Understanding the Presto Metrics for Monitoring

Presto clusters support the Datadog monitoring service. You can configure the Datadog monitoring service at the cluster level as described in Advanced configuration: Modifying Cluster Monitoring Settings, or at the account level. (For more information on configuring the Datadog monitoring service at the account level on AWS, see Configuring your Access Settings using IAM Keys or Managing Roles.)

In addition to the default Presto metrics that Qubole sends to Datadog, you can also send other Presto metrics to Datadog. Qubole uses Datadog’s JMX agent through jmx.yaml configuration file in its Datadog integration. It uses 8097 as the JMX port. This enhancement is available for a beta access and it can be enabled by creating a ticket with Qubole Support.

These are the different Presto metrics that are displayed in the Datadog account and the actions that you can do to remove the cause of errors.

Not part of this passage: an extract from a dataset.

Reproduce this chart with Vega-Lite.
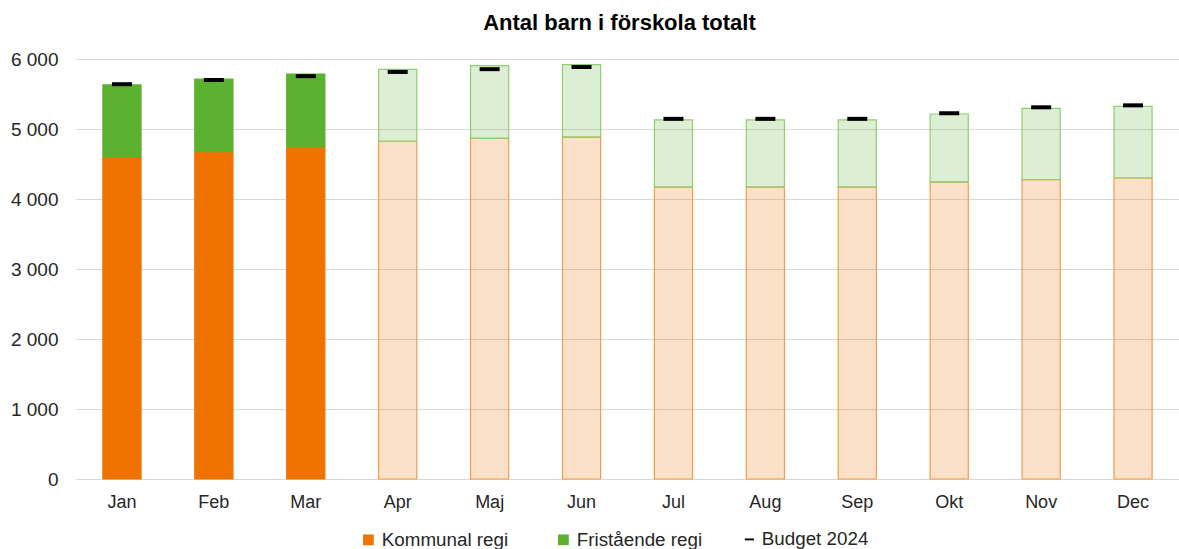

Presto Metric Metric Definition Abnormalities indicated in the Metrics Actions
presto.Workers Number of workers that are part of the Presto cluster presto.Workers is lesser than configured minimum nodes

Perform these actions:

  1. Check if there is a spot node loss. Use the presto.SpotLossNotification metric to confirm. If there is a spot node loss, then this is expected and the cluster scales up in sometime.
  2. If there is an increase in presto.requestFailures metric, then it can point to Presto in a worker node failing. Most common reason for this GC pauses in a worker node. To prevent it, better workload management must be done through Queues or ResourceGroups.
presto.MaxYoungGenGC-Time Maximum time spent in YoungGen Garbage Collection (GC) across all nodes of the cluster Sudden spike in the value indicates a problem GC problems typically happen when cluster is under heavy load. This can be reduced by better workload management by using Queues or ResourceGroups.
presto.MaxYoungGenGC-Count Maximum number of YoungGen GC events across all nodes of the cluster Sudden increase in values can point to a problem but usually a correlation with GC time would give a better idea. GC problems typically happen when cluster is under heavy load. This can be reduced by better workload management by using Queues or ResourceGroups.
presto.MaxOldGenGC-Time Maximum time spent in OldGen GC across all nodes of the cluster Sudden increase in values can point to a problem but usually a correlation with GC time would give a better idea. GC problems typically happen when cluster is under heavy load. This can be reduced by better workload management by using Queues or ResourceGroups.
presto.MaxOldGenGC-Count Maximum number of OldGen GC events across all nodes of the cluster Sudden increase in values can point to a problem but usually a correlation with GC time would give a better idea. GC problems typically happen when cluster is under heavy load. This can be reduced by better workload management by using Queues or ResourceGroups.
presto.AveragePlanningTime Average planning time (in milliseconds) in planning phase of queries

These are the possible abnormalities:

  1. Sudden spikes in values can be expected when query runs for the first time on a table causing the metastore cache warmup
  2. With metastore caching disabled, if the planning time is consistently high that is in 10s of seconds, then it indicates a problem

Perform these actions:

  1. Even after several queries has run on the cluster and still this metric’s value does not reduce, then check metastore cache settings and ensure that it is enabled and TTL values are high enough to allow using cached values.
  2. This could mean a problem in metastore or the running Hive Metastore server. Resolution:
    1. Firstly, verify that the metatore is not under a heavy load. If it is, then the metastore must be upgraded or other measures must be taken to bring down the load.
    2. If metastore is not heavily loaded, then it might be an issue with the Hive Metastore . server. To resolve this, create a ticket with Qubole Support.
presto.requestFailures Number of requests that failed at master while contacting worker nodes during the task execution There might be a few of these errors due to network congestion but a consistent increase in the value indicates that there is a problem.

Perform these actions:

  1. This can happen if a node is lost. Check the presto.Workers metric to confirm.
  2. This can also happen if a node is stuck in GC. Use GC related metrics to confirm.
presto.RUNNING-Queries Number of Running Queries in the cluster Not Applicable Not Applicable
presto.FINISHED-Queries Number of Finished Queries Not Applicable Not Applicable
presto.FAILED-Queries Number of Failed Queries Not Applicable Not Applicable
presto.bytesReadPerSecondPerQuery Bytes read per second per query (This metric considers only running queries in its calculations and if there are not any, then no data is reported.)

Value going towards 0 indicates that there is an issue

Absence of a value does not indicate an issue

This is most probably due to read operators getting stuck in reading from the cloud object store. Most probable reason for this is a network issue, which can be manually checked from the nodes. If you can manually reach the cloud object store, then create a ticket with Qubole Support.